# Stanley Yankee 135A



## CGL (Jan 14, 2012)

Good evening from Texas. I recently purchased a Stanley Yankee 135A screwdriver. The screwdriver is in great shape but the handle is buggered up. Does anyone know how Stanley put their maroon finish on the handle? I do not know if it is a stain or a paint. Do you see any harm in just stripping the existing finish and just finish the wood with Boiled Linseed Oil? Any information would be appreciated. Thanks, Chris


----------



## carlp. (Nov 3, 2012)

*yankee screw driver*

Hi Chris I have the same screw driver for 40+ years now it looks like they stained the handle. regards carl


----------



## neville9999 (Jul 22, 2010)

Chris I was going to say what Carl said, I have two Yankee's inc the 135 and I have had them for a very long time, looks like stain to me, and yes, it is still my favorite screwdriver, I used them for years and put more screws in than I could count, before battery screw drivers of course but I will never part with them. Neville


----------



## rwbaker (Feb 25, 2010)

Got a couple of these that have been in the family forever, if your purpose is to collect unusual tools then do not do anything to it - they are worth more in this condition.

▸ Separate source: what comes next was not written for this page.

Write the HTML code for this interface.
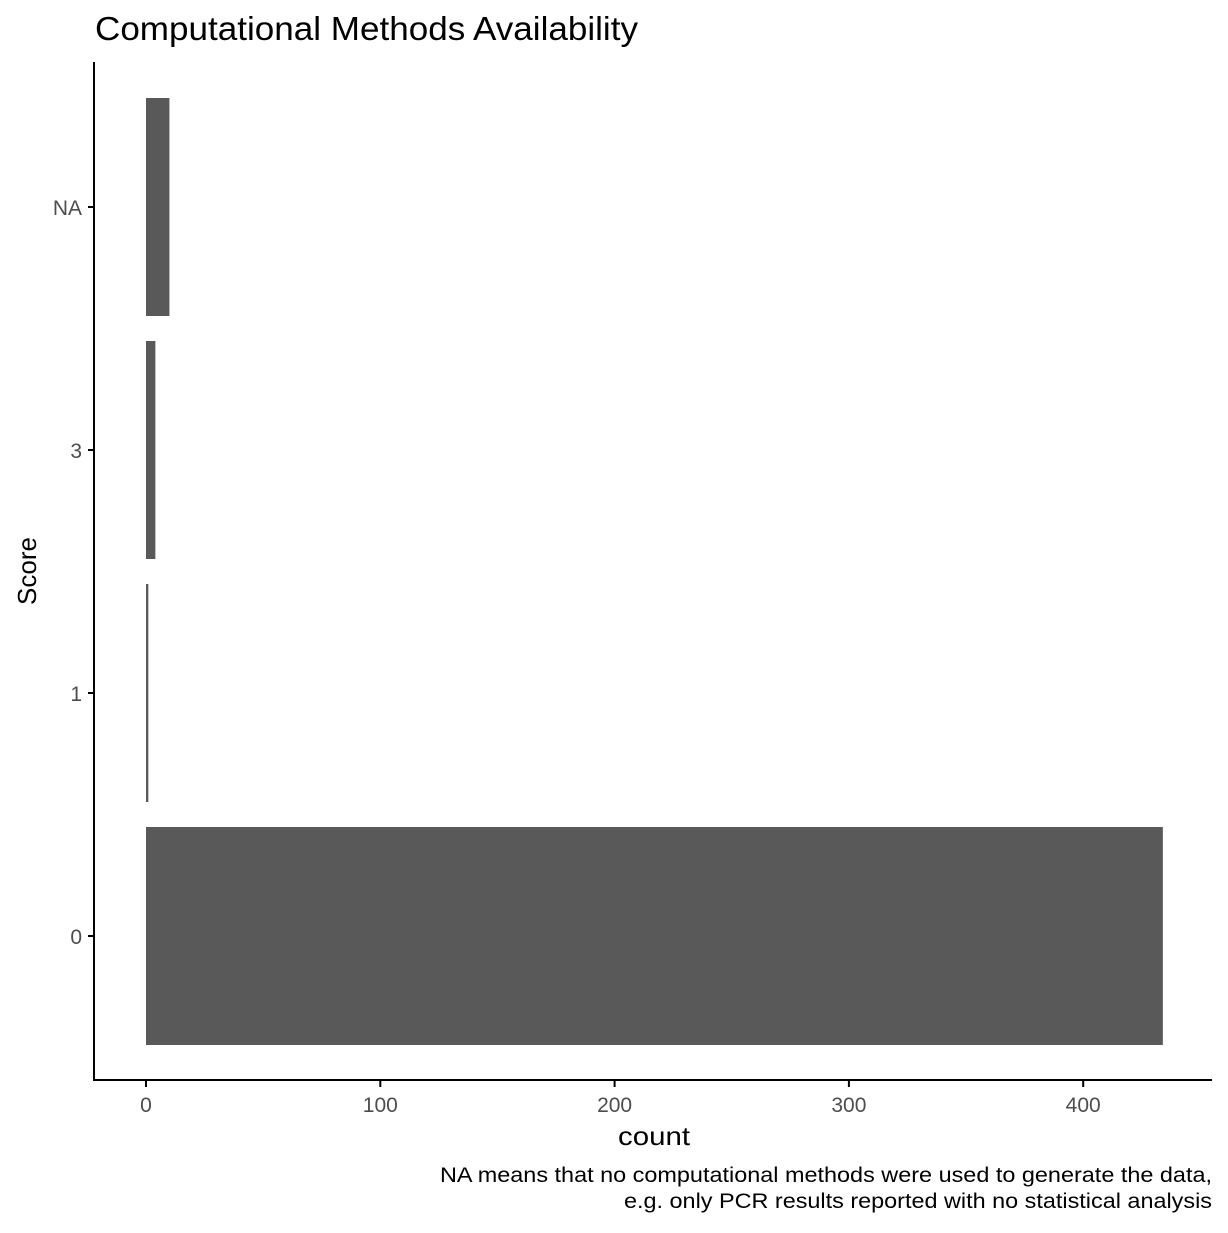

The handles on mine are a shellac stain (use a q-tip and denatured alcohol and rub) if it comes off the same color then this is what they did.

If you must restain, remove the handle and place in a jar with denatured alcohol to wash the stain and shellac away. IF you are going to use it go back with a stain and cover with a polyurethane. This is the same I have done with a dozen chisel handles, restored Stanly plane handles etc. A word of caution let them dry slowly as the alcohol removes the moisture and can cause cracking if you leave them in the sun. A mixture of Transtint red in General polyurethane makes a nice finish as does straight stain and then Tung oil.

If you are a purest and want to be original, then call the company archivist at Stanley and ask how to do this, either way good luck - Baker

ps - I assume no responsibility for anything


----------



## CGL (Jan 14, 2012)

Carl, Neville, and Richard...I really appreciate the comments. It has helped me a lot. I believe I will try and stain it. Some woodworkers from Australia also sent me some good information. Thanks to all, Chris


----------